Third up, Clayton Carrick-Leslie keeps it real with a solid set of straight standup, covering such timeless topics as dating, breaking up, auto-correct text fails, the tautology of dining menus and women’s Jeckyll-and-Hyde relationship with blood sugar.  Plus a spot-on passing impression of a John Key navman.

Closing the first half, Titty Bar Ha Ha are a couple of saucy burlesque-attired women in black regaling us with contrived elocutions that belie the bawdy raunch of their musical numbers that deal with the issues of ex-partner sex and self-administered pleasure, respectively.  They amuse adequately, although the extended kazoo-medley is an underwhelming climax. 

First after the interval is Markus Birdman, a slender English chap resembling a casually dressed magician all in black with a manicured goatee; in fact the look he says he was going for is “darts player with Aids”.  His generally entertaining comic insights loosely relate to the occasion of Mothers’ Day, discussing children (“the greatest joy you’ll ever have, since they ruin any chance for any other kind”), along with sex, marriage, break-ups and once again, self-love. 
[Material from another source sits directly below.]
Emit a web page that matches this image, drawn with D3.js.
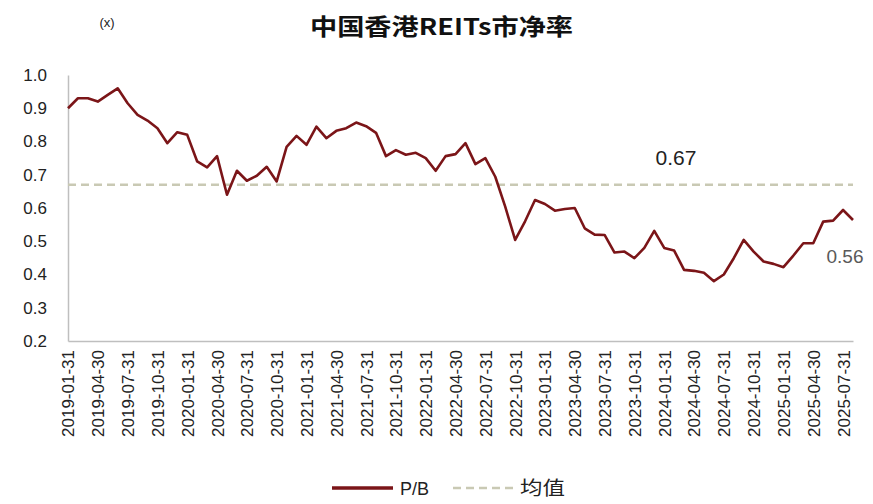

Kiwi Barnie Duncan cunningly raises the percentage of offshore acts next, with his smolderingly quirky Venezuelan Calypso-nova Juan Vesuvius.  Certainly the strangest and most original act the evening’s eclectic line-up, Juan’s somewhat meandering, surreal sonic pseudo-lecture using old-school vinyl turntables give us a curious taste of his solo show Calypso Nights, coming to Auckland in this final week of the festival.

Penultimate act and final Brit of the night, James Acaster’s quietly likeable demeanour comes in sharp relief (in every sense of the word) to his high-concept introduction involving Mr Christmas interpretive dancing in a flame-printed unitard.  James’ witty offhand style of pithy commentary on his personal ambitions resembles a young Carl Pilkington with hair, as does his tendency to xenophobia. 

Local hero The Boy With Tape On His Face concludes the evening’s extensive entertainment, probably because of the amount of mess he leaves behind as much as for his well-documented silent comic genius.  He effortlessly knocks out his oven-mitts ‘Endless Love’ duet, the loudly-applauded ‘Lean On Me’ routine and the convoluted horse-race bit. I’d seen them all before but no charm is lost on a repeat viewing. 

Despite the record-breaking overtime run on a mid-festival Sunday night, the mood and energy of the departing crowd is high.  Bring on the final week!